Monday, July 21, 2008

On the Block

Tea: Mandarin Orange (iced)

Music: Don Henley, "Sunset Grill"

Time: Evening.

I like to think I live in a neighborhood, rather than a subdivision. We know the names of the people who live close to us. We attend neighborhood Christmas parties, shovel snow next door, and -- when we're in town -- take part in the Fourth of July mini-parade around the block.

Still, though, it strikes me that the suburban experience is still largely a back of the house thing. We grill on the deck, rather than sitting on the front porch watching the world go by.

A good chunk of me envies the people for whom the stoop is the neighborhood gathering place, the sidewalk a river bringing a cargo of interactions.

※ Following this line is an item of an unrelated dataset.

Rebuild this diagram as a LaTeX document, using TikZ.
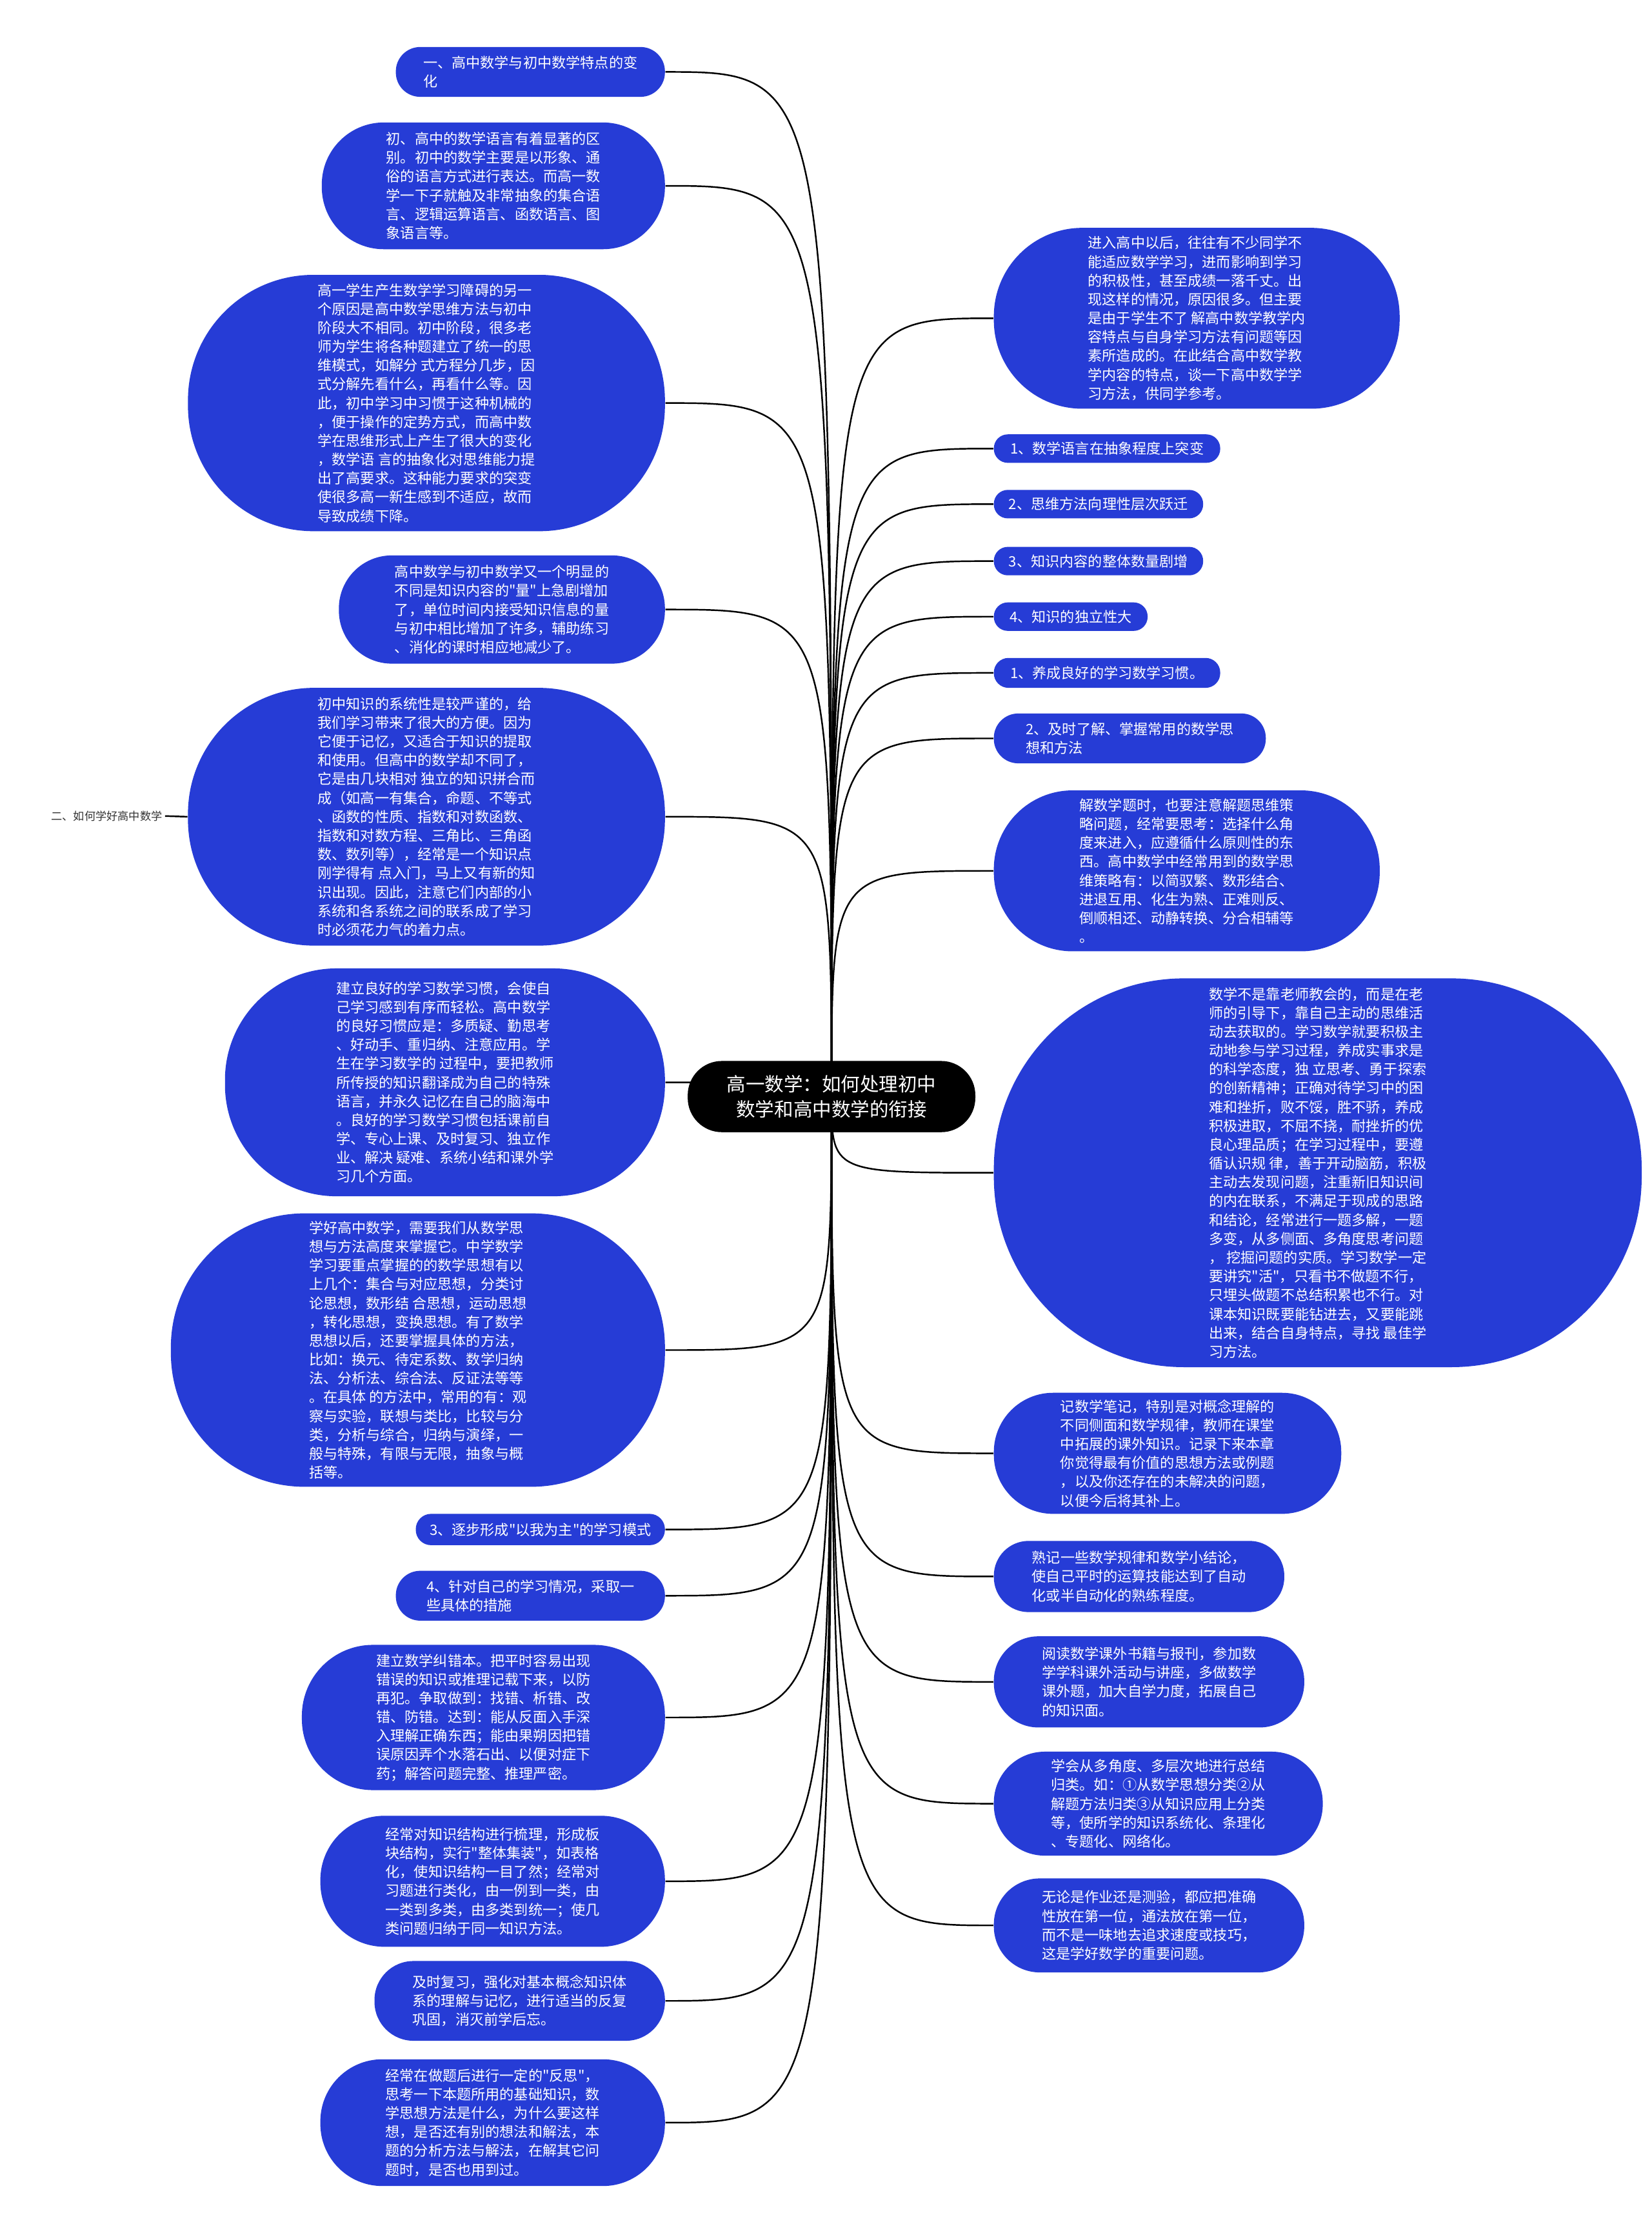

(And no having to mow the grass. There's another plus.)

Don't get me wrong. I don't mind having the green space and the shade. But I think the farther our houses get from each other, the more we lose something intangible -- that sense of really being next door to someone.

Monday, June 16, 2008

Mulch Ado About Nothing; Or, Compost-Traumatic Stress Disorder

Tea: Stomach Soother

Music: The Beatles, "A Hard Day's Night"

Time: Night.

Got a call from a neighbor this afternoon, asking if the family could help move a couple of mulch piles.

One of them, it turned out, had been in the yard for ten days -- and it's been rainy.

I love what microbes can do to milk, to grape juice, to grain mash and to meat -- under the right conditions, that is.

I don't much like what they did to the mulch pile. It was steaming in the middle, and I swear the stuff at the heart of the pile smelled like cheese. Sniff enough of that, and you see why I went for the stomach soother?

(It worked, by the way. I just finished a plate of tacos, for which I have had a craving since this afternoon.)

Still, in two and a half hours we managed to get most of the first pile distributed around the perimeter of the neighbors' yard. Tomorrow, or the day after that, we'll finish that pile and dig into the equally large one that was delivered today.

So far, it hasn't been rained on. My nose hopes the weather holds.